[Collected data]

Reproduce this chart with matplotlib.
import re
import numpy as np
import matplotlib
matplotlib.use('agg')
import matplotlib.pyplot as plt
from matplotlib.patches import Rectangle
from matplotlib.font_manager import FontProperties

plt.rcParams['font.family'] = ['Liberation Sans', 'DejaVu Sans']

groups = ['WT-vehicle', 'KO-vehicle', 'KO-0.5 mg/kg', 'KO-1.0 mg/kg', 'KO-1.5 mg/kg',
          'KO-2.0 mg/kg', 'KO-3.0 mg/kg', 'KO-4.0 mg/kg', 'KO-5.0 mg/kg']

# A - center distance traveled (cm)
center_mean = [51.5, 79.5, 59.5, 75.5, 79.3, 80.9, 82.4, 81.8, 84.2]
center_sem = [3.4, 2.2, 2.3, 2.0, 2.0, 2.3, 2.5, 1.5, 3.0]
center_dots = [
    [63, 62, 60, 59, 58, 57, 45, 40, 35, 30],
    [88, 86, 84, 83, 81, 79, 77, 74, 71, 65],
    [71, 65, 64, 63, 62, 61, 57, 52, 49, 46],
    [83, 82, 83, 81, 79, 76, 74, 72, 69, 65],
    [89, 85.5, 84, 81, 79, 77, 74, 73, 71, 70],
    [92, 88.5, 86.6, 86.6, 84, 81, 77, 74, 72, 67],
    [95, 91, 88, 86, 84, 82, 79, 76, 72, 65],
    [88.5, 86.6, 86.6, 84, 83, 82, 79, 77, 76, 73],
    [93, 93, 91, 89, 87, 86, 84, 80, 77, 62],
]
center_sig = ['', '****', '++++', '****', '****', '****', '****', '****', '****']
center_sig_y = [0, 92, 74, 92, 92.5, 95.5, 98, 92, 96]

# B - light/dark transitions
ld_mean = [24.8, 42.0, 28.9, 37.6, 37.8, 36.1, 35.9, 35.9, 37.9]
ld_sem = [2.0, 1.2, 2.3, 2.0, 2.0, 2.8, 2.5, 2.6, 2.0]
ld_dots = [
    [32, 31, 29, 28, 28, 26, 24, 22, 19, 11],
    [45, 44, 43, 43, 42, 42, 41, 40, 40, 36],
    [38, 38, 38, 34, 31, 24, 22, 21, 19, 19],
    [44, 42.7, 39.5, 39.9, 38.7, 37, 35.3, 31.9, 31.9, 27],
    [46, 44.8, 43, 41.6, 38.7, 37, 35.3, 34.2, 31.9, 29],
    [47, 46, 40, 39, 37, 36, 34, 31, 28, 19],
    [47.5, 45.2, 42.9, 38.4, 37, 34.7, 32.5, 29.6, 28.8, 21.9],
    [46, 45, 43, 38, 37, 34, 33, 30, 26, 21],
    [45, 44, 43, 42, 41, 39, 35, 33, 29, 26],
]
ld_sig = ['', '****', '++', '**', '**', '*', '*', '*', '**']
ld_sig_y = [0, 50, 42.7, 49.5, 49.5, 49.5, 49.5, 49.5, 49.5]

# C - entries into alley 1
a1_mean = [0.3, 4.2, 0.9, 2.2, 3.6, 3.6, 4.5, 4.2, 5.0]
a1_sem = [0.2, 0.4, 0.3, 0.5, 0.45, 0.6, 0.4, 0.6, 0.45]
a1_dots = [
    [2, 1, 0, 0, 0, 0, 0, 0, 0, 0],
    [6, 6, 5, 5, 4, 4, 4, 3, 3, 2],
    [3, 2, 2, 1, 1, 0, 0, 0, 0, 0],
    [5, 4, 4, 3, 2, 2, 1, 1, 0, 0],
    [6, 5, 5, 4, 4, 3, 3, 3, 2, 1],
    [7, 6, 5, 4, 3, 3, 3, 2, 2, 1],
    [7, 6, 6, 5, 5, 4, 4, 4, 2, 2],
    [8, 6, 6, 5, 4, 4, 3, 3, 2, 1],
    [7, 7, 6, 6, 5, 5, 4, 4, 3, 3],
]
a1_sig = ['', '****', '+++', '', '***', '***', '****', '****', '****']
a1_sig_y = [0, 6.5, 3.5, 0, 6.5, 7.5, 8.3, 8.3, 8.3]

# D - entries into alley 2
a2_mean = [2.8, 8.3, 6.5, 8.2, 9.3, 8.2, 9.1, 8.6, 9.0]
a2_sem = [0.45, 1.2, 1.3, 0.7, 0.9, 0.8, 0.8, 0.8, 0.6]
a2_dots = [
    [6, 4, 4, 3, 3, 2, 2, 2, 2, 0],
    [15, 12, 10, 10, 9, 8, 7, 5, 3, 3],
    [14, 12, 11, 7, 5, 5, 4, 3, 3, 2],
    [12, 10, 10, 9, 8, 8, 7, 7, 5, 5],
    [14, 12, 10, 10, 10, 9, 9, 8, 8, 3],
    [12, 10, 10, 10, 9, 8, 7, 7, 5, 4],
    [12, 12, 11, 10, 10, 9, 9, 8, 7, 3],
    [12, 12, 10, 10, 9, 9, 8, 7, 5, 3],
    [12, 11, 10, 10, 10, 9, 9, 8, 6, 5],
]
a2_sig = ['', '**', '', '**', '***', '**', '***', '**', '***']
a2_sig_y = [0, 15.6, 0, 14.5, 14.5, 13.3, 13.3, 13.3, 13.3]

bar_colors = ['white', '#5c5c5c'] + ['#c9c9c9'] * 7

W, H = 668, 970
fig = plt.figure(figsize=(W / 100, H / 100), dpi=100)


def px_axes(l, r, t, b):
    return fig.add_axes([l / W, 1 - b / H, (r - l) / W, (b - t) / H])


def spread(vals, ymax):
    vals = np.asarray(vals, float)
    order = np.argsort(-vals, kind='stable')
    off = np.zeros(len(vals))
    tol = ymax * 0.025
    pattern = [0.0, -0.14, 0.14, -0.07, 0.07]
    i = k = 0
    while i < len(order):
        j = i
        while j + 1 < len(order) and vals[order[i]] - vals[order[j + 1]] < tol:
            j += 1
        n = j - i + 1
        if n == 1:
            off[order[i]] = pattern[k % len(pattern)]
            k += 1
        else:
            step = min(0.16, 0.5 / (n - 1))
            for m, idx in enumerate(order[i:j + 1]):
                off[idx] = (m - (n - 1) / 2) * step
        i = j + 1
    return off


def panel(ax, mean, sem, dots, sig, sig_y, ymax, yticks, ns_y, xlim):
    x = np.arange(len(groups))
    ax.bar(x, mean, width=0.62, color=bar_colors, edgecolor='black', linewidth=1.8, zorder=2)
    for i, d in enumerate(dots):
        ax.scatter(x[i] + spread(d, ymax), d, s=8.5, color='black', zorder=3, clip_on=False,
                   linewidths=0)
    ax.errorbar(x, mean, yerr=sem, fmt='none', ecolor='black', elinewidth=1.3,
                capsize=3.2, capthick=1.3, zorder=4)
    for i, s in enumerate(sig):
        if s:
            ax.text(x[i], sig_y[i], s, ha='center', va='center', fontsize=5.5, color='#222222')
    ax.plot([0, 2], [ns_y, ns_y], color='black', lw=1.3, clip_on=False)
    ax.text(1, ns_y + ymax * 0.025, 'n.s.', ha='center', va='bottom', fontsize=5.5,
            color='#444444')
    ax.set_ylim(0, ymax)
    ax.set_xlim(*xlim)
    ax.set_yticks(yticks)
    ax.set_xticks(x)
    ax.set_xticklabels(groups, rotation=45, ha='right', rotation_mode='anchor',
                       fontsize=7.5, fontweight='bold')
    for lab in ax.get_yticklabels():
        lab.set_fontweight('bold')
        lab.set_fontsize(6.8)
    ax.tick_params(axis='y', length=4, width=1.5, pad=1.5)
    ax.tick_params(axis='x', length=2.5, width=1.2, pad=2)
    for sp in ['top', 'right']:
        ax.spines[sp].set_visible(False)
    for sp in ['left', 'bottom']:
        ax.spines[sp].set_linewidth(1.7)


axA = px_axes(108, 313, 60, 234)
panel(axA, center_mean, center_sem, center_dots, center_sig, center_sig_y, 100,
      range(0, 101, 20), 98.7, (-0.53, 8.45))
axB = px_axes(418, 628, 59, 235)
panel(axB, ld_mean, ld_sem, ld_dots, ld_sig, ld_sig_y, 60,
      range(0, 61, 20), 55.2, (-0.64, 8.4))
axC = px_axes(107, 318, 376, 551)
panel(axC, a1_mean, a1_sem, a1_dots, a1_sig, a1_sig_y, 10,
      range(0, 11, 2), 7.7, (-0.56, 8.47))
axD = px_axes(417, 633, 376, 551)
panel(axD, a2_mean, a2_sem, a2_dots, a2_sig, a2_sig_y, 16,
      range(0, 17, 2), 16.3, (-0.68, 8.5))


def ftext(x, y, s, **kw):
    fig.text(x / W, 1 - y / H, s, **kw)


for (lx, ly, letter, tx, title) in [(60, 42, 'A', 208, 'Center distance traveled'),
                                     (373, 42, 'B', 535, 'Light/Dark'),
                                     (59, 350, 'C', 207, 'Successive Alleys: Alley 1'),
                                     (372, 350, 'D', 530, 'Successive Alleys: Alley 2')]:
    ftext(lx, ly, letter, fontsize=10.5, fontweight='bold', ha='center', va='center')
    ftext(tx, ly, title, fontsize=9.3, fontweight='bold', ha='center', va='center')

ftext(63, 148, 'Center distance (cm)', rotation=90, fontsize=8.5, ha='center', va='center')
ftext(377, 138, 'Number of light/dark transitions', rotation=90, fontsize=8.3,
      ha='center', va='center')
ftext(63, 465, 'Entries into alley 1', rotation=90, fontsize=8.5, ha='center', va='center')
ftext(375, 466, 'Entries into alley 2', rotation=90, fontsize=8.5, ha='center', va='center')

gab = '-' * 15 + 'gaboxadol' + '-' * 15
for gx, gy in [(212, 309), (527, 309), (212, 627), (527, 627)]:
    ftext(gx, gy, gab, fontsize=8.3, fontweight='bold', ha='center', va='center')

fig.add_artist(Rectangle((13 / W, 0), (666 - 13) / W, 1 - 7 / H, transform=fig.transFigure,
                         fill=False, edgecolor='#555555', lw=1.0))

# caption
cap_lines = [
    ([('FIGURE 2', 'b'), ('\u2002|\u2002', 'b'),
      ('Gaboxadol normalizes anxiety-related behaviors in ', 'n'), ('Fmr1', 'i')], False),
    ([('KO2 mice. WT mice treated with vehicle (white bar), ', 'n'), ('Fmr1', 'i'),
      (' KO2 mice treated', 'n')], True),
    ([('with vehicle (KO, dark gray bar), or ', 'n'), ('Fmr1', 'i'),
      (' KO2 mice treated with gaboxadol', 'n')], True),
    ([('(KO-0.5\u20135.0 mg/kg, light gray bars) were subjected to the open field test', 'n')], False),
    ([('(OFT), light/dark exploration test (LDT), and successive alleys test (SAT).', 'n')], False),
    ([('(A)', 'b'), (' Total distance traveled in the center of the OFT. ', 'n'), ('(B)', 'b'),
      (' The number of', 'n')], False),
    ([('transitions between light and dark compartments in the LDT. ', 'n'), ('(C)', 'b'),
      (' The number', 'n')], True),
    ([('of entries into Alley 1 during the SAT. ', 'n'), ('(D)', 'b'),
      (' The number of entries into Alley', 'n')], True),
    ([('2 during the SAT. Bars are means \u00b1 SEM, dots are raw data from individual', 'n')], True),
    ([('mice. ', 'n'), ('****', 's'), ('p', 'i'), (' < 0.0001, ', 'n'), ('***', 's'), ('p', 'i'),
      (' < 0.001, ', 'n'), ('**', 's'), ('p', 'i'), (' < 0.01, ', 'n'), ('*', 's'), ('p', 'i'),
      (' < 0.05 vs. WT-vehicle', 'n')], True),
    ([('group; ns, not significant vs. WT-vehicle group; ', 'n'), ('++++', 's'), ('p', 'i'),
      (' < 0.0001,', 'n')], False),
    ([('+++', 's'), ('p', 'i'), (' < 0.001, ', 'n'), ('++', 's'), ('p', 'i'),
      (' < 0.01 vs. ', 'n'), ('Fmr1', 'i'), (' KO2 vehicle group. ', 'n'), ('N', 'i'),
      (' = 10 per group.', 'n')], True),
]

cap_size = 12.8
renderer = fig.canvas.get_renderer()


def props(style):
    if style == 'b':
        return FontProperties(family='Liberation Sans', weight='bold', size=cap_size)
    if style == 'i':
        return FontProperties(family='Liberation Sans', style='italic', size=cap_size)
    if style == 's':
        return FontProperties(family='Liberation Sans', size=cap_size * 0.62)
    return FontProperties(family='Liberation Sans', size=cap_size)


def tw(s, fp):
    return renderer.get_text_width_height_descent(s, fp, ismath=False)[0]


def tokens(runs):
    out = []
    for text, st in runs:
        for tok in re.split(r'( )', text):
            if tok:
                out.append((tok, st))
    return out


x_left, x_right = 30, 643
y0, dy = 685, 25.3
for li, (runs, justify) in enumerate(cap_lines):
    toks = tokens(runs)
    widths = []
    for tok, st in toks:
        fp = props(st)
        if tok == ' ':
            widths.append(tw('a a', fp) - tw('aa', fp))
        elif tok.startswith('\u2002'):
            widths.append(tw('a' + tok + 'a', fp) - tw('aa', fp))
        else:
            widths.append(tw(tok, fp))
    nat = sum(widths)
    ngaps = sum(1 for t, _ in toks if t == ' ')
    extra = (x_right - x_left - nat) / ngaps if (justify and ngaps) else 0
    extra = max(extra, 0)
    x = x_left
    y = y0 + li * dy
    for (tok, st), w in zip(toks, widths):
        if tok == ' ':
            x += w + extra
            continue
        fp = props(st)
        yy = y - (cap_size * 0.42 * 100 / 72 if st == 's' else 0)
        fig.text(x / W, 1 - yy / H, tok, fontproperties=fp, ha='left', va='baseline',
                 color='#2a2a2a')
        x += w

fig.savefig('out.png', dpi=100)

---

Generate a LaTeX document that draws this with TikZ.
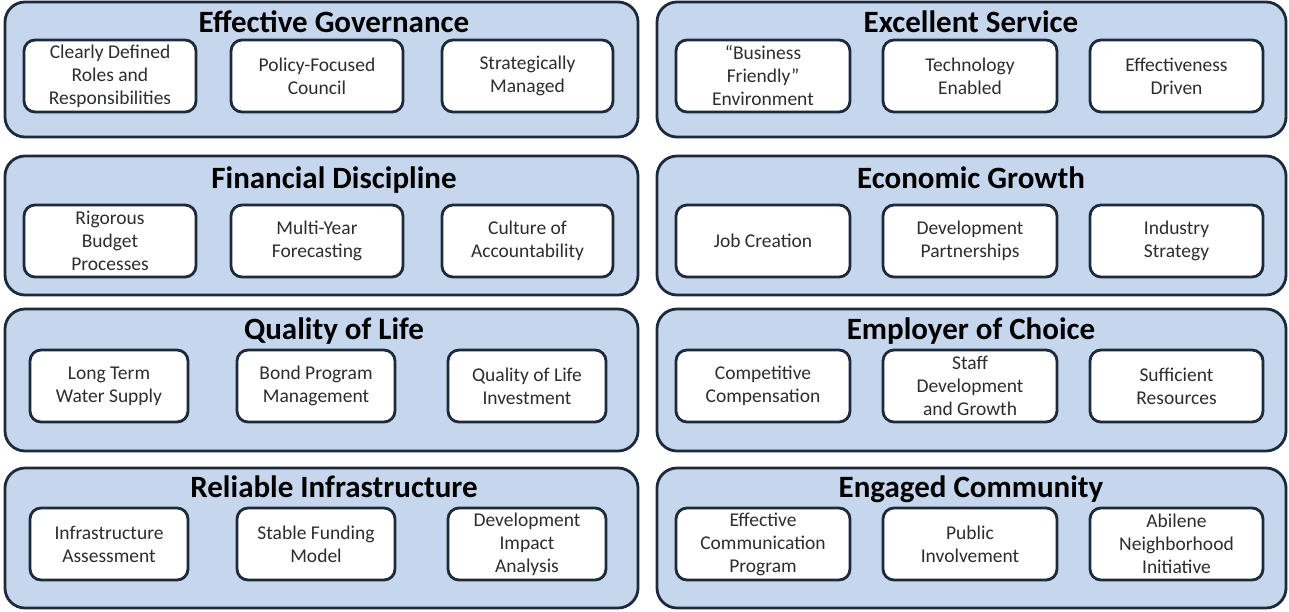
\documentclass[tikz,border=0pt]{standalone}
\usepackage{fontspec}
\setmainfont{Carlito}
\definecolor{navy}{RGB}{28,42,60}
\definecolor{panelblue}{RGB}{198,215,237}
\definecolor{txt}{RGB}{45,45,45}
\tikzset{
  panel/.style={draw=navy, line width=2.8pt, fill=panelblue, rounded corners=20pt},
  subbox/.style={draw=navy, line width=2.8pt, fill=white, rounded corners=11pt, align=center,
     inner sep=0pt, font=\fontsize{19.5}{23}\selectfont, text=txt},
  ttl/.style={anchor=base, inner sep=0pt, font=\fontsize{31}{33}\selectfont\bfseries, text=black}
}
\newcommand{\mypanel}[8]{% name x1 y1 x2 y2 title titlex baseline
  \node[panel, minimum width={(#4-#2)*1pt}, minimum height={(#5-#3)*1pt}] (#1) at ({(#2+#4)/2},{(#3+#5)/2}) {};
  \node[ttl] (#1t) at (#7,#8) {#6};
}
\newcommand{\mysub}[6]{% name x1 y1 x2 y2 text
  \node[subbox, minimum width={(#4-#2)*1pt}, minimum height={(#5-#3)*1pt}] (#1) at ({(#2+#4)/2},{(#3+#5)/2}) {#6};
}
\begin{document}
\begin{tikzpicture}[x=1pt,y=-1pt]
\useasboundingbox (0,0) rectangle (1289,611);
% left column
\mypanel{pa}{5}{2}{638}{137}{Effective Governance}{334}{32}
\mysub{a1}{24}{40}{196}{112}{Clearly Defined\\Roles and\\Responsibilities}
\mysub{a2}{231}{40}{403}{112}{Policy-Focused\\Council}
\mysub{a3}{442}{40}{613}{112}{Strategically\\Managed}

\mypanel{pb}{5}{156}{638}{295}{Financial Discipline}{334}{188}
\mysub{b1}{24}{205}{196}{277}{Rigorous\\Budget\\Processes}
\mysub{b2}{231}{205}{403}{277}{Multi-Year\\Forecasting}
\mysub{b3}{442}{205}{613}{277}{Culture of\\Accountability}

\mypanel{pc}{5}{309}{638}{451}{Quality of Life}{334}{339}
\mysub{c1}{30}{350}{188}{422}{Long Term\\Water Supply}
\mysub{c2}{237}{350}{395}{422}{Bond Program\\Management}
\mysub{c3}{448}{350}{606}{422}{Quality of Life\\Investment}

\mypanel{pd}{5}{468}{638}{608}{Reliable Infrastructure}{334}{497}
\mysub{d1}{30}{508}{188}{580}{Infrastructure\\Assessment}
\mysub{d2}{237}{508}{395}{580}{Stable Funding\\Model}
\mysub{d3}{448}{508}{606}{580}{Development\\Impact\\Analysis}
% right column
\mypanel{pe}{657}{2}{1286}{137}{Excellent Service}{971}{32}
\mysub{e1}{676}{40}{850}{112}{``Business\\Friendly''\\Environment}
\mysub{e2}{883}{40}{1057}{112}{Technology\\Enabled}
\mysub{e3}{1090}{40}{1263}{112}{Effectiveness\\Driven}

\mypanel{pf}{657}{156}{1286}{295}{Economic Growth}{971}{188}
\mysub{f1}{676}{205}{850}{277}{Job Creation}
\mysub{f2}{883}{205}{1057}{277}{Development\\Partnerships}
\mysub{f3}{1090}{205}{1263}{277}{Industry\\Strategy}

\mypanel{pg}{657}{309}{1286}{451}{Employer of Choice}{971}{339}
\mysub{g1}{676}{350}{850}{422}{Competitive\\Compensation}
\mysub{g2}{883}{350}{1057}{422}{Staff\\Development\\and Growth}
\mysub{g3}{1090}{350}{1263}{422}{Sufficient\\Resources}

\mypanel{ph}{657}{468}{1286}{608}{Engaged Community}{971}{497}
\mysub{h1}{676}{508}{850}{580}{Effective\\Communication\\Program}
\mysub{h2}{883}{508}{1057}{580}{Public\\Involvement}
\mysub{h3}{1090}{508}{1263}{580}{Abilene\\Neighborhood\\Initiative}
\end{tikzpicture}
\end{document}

* Goal
Transcribe precisely the lines between the one that contains "Reproduce this chart with matplotlib." and the one that contains "center_sig_y = [0, 92, 74, 92, 92.5, 95.5, 98, 92, 96]", counting those two lines as part of the range.

* Task response
Reproduce this chart with matplotlib.
import re
import numpy as np
import matplotlib
matplotlib.use('agg')
import matplotlib.pyplot as plt
from matplotlib.patches import Rectangle
from matplotlib.font_manager import FontProperties

plt.rcParams['font.family'] = ['Liberation Sans', 'DejaVu Sans']

groups = ['WT-vehicle', 'KO-vehicle', 'KO-0.5 mg/kg', 'KO-1.0 mg/kg', 'KO-1.5 mg/kg',
          'KO-2.0 mg/kg', 'KO-3.0 mg/kg', 'KO-4.0 mg/kg', 'KO-5.0 mg/kg']

# A - center distance traveled (cm)
center_mean = [51.5, 79.5, 59.5, 75.5, 79.3, 80.9, 82.4, 81.8, 84.2]
center_sem = [3.4, 2.2, 2.3, 2.0, 2.0, 2.3, 2.5, 1.5, 3.0]
center_dots = [
    [63, 62, 60, 59, 58, 57, 45, 40, 35, 30],
    [88, 86, 84, 83, 81, 79, 77, 74, 71, 65],
    [71, 65, 64, 63, 62, 61, 57, 52, 49, 46],
    [83, 82, 83, 81, 79, 76, 74, 72, 69, 65],
    [89, 85.5, 84, 81, 79, 77, 74, 73, 71, 70],
    [92, 88.5, 86.6, 86.6, 84, 81, 77, 74, 72, 67],
    [95, 91, 88, 86, 84, 82, 79, 76, 72, 65],
    [88.5, 86.6, 86.6, 84, 83, 82, 79, 77, 76, 73],
    [93, 93, 91, 89, 87, 86, 84, 80, 77, 62],
]
center_sig = ['', '****', '++++', '****', '****', '****', '****', '****', '****']
center_sig_y = [0, 92, 74, 92, 92.5, 95.5, 98, 92, 96]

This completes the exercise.